Tuesday, September 07, 2021
#FREESPEECH in the News August 7, 2021
As the Citadel of Free Speech here in Cleveland, we work to protect and promote the basis of our democracy by sharing related stories, commentary, and opinions on free speech in the 21st century. Here's what's making the news – and what you should know about – in the past week.
A Virginia teacher who criticized Loudoun County Public School’s new transgender policy before it went into effect will be allowed to continue teaching, at least for now, the state’s Supreme Court ruled.
LCPS originally suspended physical education teacher Tanner Cross after he publicly criticized a proposed transgender policy during a school board meeting. The policy had not been adopted at the time, but has since been approved by the board. Cross sued the school, arguing the suspension violated his right to free speech.
A lower court ruled LCPS must reinstate him as a teacher pending the outcome of the trial, deciding his right to free speech outweighs any disruption he may have caused to school operations. The school’s lawyers argued the free speech protections did not outweigh the students’ protection from discrimination, but the Supreme Court sided with Cross and the lower court.

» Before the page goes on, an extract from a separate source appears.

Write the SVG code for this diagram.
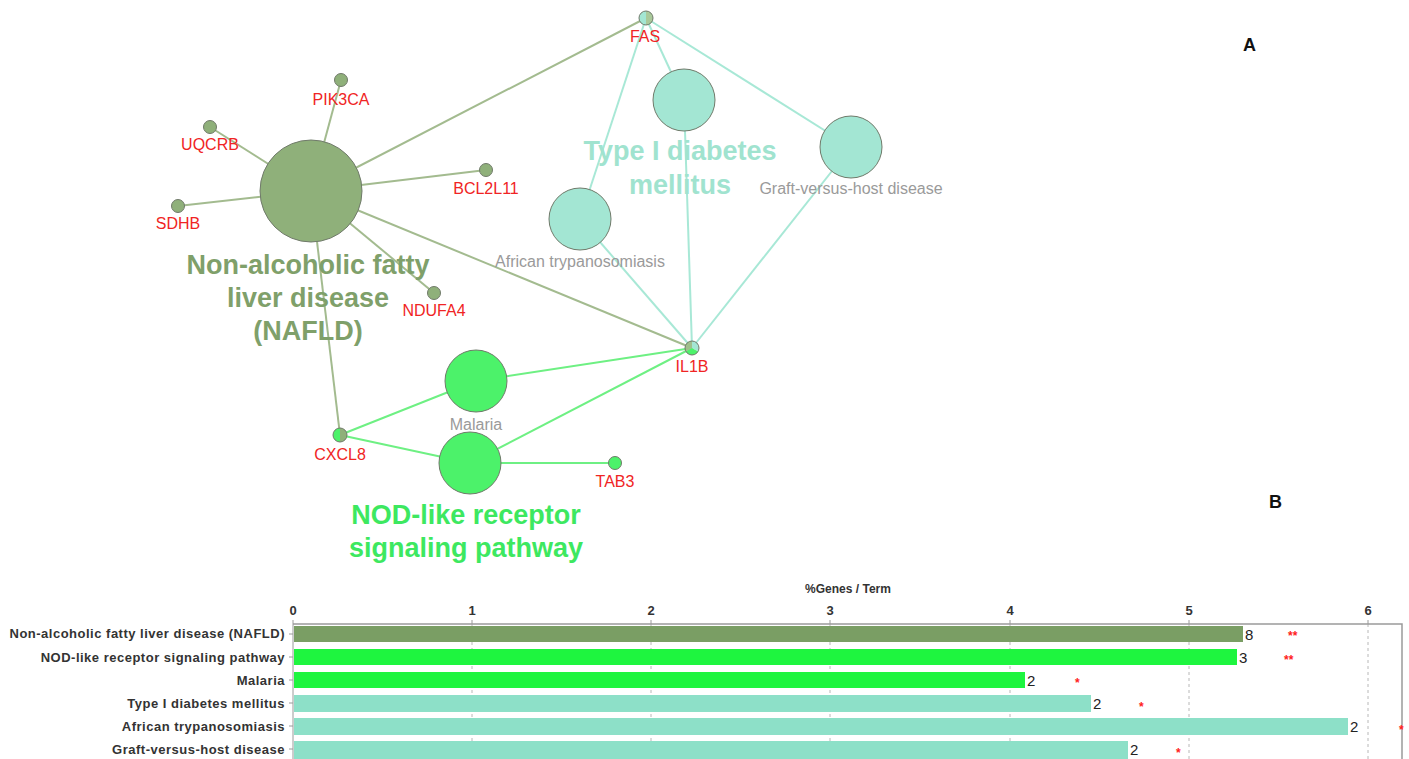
<svg xmlns="http://www.w3.org/2000/svg" width="1409" height="759" viewBox="0 0 1409 759">
<style>
.eo{stroke:#a3bb8f;stroke-width:2;fill:none}
.et{stroke:#a8e8d6;stroke-width:2;fill:none}
.eg{stroke:#6ef083;stroke-width:2;fill:none}
.gene{font-family:"Liberation Sans",Arial,sans-serif;font-size:16px;fill:#f02424;text-anchor:middle}
.term{font-family:"Liberation Sans",Arial,sans-serif;font-size:16px;fill:#9a9a9a;text-anchor:middle}
.big{font-family:"Liberation Sans",Arial,sans-serif;font-size:27px;font-weight:bold;text-anchor:middle}
.nstroke{stroke:#707a6a;stroke-width:1}
.olive{fill:#8fb07a}
.teal{fill:#a3e6d3}
.green{fill:#4cf26a}
.row{font-family:"Liberation Sans",Arial,sans-serif;font-size:13px;letter-spacing:0.5px;font-weight:bold;fill:#333;text-anchor:end}
.tick{font-family:"Liberation Sans",Arial,sans-serif;font-size:13px;font-weight:bold;fill:#333;text-anchor:middle}
.cnt{font-family:"Liberation Sans",Arial,sans-serif;font-size:15px;fill:#222}
.ast{font-family:"Liberation Sans",Arial,sans-serif;font-size:12px;font-weight:bold;fill:#ff2020}
.grid{stroke:#b8b8b8;stroke-width:1;stroke-dasharray:3,3}
.panel{font-family:"Liberation Sans",Arial,sans-serif;font-size:18px;font-weight:bold;fill:#111}
</style>
<rect width="1409" height="759" fill="#fff"/>
<g id="connectors">
<line class="eo" x1="311" y1="191" x2="341" y2="80"/>
<line class="eo" x1="311" y1="191" x2="210" y2="127"/>
<line class="eo" x1="311" y1="191" x2="178" y2="206"/>
<line class="eo" x1="311" y1="191" x2="486" y2="170"/>
<line class="eo" x1="311" y1="191" x2="434" y2="293"/>
<line class="eo" x1="311" y1="191" x2="646" y2="18"/>
<line class="eo" x1="311" y1="191" x2="692" y2="348"/>
<line class="eo" x1="311" y1="191" x2="340" y2="435"/>
<line class="et" x1="646" y1="18" x2="684" y2="100"/>
<line class="et" x1="646" y1="18" x2="851" y2="147"/>
<line class="et" x1="646" y1="18" x2="580" y2="219"/>
<line class="et" x1="692" y1="348" x2="684" y2="100"/>
<line class="et" x1="692" y1="348" x2="851" y2="147"/>
<line class="et" x1="692" y1="348" x2="580" y2="219"/>
<line class="eg" x1="692" y1="348" x2="476" y2="381"/>
<line class="eg" x1="692" y1="348" x2="470" y2="463"/>
<line class="eg" x1="340" y1="435" x2="476" y2="381"/>
<line class="eg" x1="340" y1="435" x2="470" y2="463"/>
<line class="eg" x1="470" y1="463" x2="615" y2="463"/>
</g>
<g id="node-nafld"><circle cx="311" cy="191" r="51" class="olive nstroke"/>
<text class="big" fill="#7fa06a" x="308" y="274">Non-alcoholic fatty</text>
<text class="big" fill="#7fa06a" x="308" y="307">liver disease</text>
<text class="big" fill="#7fa06a" x="308" y="340">(NAFLD)</text></g>
<g id="node-pik3ca"><circle cx="341" cy="80" r="6.5" class="olive nstroke"/><text class="gene" x="341" y="105">PIK3CA</text></g>
<g id="node-uqcrb"><circle cx="210" cy="127" r="6.5" class="olive nstroke"/><text class="gene" x="210" y="150">UQCRB</text></g>
<g id="node-sdhb"><circle cx="178" cy="206" r="6.5" class="olive nstroke"/><text class="gene" x="178" y="229">SDHB</text></g>
<g id="node-bcl2l11"><circle cx="486" cy="170" r="6.5" class="olive nstroke"/><text class="gene" x="486" y="194">BCL2L11</text></g>
<g id="node-ndufa4"><circle cx="434" cy="293" r="6.5" class="olive nstroke"/><text class="gene" x="434" y="316">NDUFA4</text></g>
<g id="node-fas">
<path d="M646,11 A7,7 0 0 0 646,25 Z" class="teal"/>
<path d="M646,11 A7,7 0 0 1 646,25 Z" fill="#a9c99a"/>
<circle cx="646" cy="18" r="7" fill="none" class="nstroke"/>
<text class="gene" x="645" y="42">FAS</text></g>
<g id="node-il1b">
<path d="M692,348 L692,341 A7,7 0 0 1 698,351.5 Z" class="teal"/>
<path d="M692,348 L698,351.5 A7,7 0 0 1 686,351.5 Z" class="green"/>
<path d="M692,348 L686,351.5 A7,7 0 0 1 692,341 Z" fill="#9fbf8c"/>
<circle cx="692" cy="348" r="7" fill="none" class="nstroke"/>
<text class="gene" x="692" y="372">IL1B</text></g>
<g id="node-cxcl8">
<path d="M340,428 A7,7 0 0 0 340,442 Z" class="green"/>
<path d="M340,428 A7,7 0 0 1 340,442 Z" fill="#8fb07a"/>
<circle cx="340" cy="435" r="7" fill="none" class="nstroke"/>
<text class="gene" x="340" y="460">CXCL8</text></g>
<g id="node-tab3"><circle cx="615" cy="463" r="6.5" class="green nstroke"/><text class="gene" x="615" y="487">TAB3</text></g>
<g id="node-type1"><circle cx="684" cy="100" r="31" class="teal nstroke"/>
<text class="big" fill="#a0e3cf" x="680" y="160">Type I diabetes</text>
<text class="big" fill="#a0e3cf" x="680" y="194">mellitus</text></g>
<g id="node-graft"><circle cx="851" cy="147" r="31" class="teal nstroke"/><text class="term" x="851" y="194">Graft-versus-host disease</text></g>
<g id="node-african"><circle cx="580" cy="219" r="31" class="teal nstroke"/><text class="term" x="580" y="267">African trypanosomiasis</text></g>
<g id="node-malaria"><circle cx="476" cy="381" r="31" class="green nstroke"/><text class="term" x="476" y="430">Malaria</text></g>
<g id="node-nod"><circle cx="470" cy="463" r="31" class="green nstroke"/>
<text class="big" fill="#3de860" x="466" y="524">NOD-like receptor</text>
<text class="big" fill="#3de860" x="466" y="557">signaling pathway</text></g>
<text class="panel" x="1243" y="51">A</text>
<text class="panel" x="1269" y="508">B</text>
<g id="chart">
<text x="848" y="593" font-family="Liberation Sans,Arial,sans-serif" font-size="12" font-weight="bold" fill="#333" text-anchor="middle">%Genes / Term</text>
<g class="grid">
<line x1="472" y1="624" x2="472" y2="759"/><line x1="651" y1="624" x2="651" y2="759"/><line x1="830" y1="624" x2="830" y2="759"/><line x1="1010" y1="624" x2="1010" y2="759"/><line x1="1189" y1="624" x2="1189" y2="759"/><line x1="1368" y1="624" x2="1368" y2="759"/>
</g>
<path d="M293,624 H1402 V759" fill="none" stroke="#9a9a9a" stroke-width="1.5"/>
<line x1="293" y1="624" x2="293" y2="759" stroke="#9a9a9a" stroke-width="1"/>
<g stroke="#9a9a9a" stroke-width="1">
<line x1="293" y1="620" x2="293" y2="624"/><line x1="472" y1="620" x2="472" y2="624"/><line x1="651" y1="620" x2="651" y2="624"/><line x1="830" y1="620" x2="830" y2="624"/><line x1="1010" y1="620" x2="1010" y2="624"/><line x1="1189" y1="620" x2="1189" y2="624"/><line x1="1368" y1="620" x2="1368" y2="624"/>
<line x1="289" y1="634" x2="293" y2="634"/><line x1="289" y1="657" x2="293" y2="657"/><line x1="289" y1="680" x2="293" y2="680"/><line x1="289" y1="703" x2="293" y2="703"/><line x1="289" y1="726" x2="293" y2="726"/><line x1="289" y1="749" x2="293" y2="749"/>
</g>
<text class="tick" x="293" y="615">0</text><text class="tick" x="472" y="615">1</text><text class="tick" x="651" y="615">2</text><text class="tick" x="830" y="615">3</text><text class="tick" x="1010" y="615">4</text><text class="tick" x="1189" y="615">5</text><text class="tick" x="1368" y="615">6</text>
<rect x="294" y="626" width="949" height="16" fill="#7a9e64"/>
<rect x="294" y="649" width="943" height="16" fill="#1ef53f"/>
<rect x="294" y="672" width="731" height="16" fill="#1ef53f"/>
<rect x="294" y="695" width="797" height="17" fill="#8de0c8"/>
<rect x="294" y="718" width="1054" height="17" fill="#8de0c8"/>
<rect x="294" y="741" width="834" height="18" fill="#8de0c8"/>
<text class="row" x="285" y="638">Non-alcoholic fatty liver disease (NAFLD)</text>
<text class="row" x="285" y="662">NOD-like receptor signaling pathway</text>
<text class="row" x="285" y="685">Malaria</text>
<text class="row" x="285" y="708">Type I diabetes mellitus</text>
<text class="row" x="285" y="731">African trypanosomiasis</text>
<text class="row" x="285" y="754">Graft-versus-host disease</text>
<text class="cnt" x="1245" y="640">8</text>
<text class="cnt" x="1239" y="663">3</text>
<text class="cnt" x="1027" y="686">2</text>
<text class="cnt" x="1093" y="709">2</text>
<text class="cnt" x="1350" y="732">2</text>
<text class="cnt" x="1130" y="755">2</text>
<text class="ast" x="1288" y="640">**</text>
<text class="ast" x="1284" y="664">**</text>
<text class="ast" x="1075" y="687">*</text>
<text class="ast" x="1139" y="711">*</text>
<text class="ast" x="1399" y="734">*</text>
<text class="ast" x="1176" y="757">*</text>
</g>
</svg>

A former University of Nebraska-Lincoln graduate student and lecturer is suing the university for violating her rights after she was removed from her teaching duties following a political protest.
The federal lawsuit, filed in Nebraska last week by Courtney Lawton, accuses UNL Chancellor Ronnie Green and former NU President Hank Bounds of violating her rights to free speech and due process following the 2017 incident.
Lawton, who held a part-time teaching appointment in UNL's English Department, was filmed protesting Turning Point USA, a student organization with ties to then-President Donald Trump, at the Nebraska Union, a designated "free speech zone" on campus.
The viral video prompted backlash from conservatives, who pointed to it as evidence the university was a hostile place for conservative students, and elicited a critical tweet from Bounds that Lawton's behavior was "unprofessional."
The Oklahoma chapter of the NAACP is suing two top law enforcement officials over a new state law the group says will limit protests and have a chilling effect on free speech.
The nation's oldest civil rights group and the Georgetown Law Institute for Constitutional Advocacy and Protection are challenging an Oklahoma law that classifies as a misdemeanor the unlawful obstruction of a road or highway and enacts fines for organizations "found to be a conspirator" with someone who violates any one of a number of state laws pertaining to riots and unlawful assemblies.
The lawsuit argues the NAACP could be charged as a conspirator even if the organization does not conspire to commit any riot-related crimes.
The groups say the law violates the First and Fourteenth Amendments of the U.S. Constitution, which grants Americans the right to peacefully assemble and receive equal protection under the law.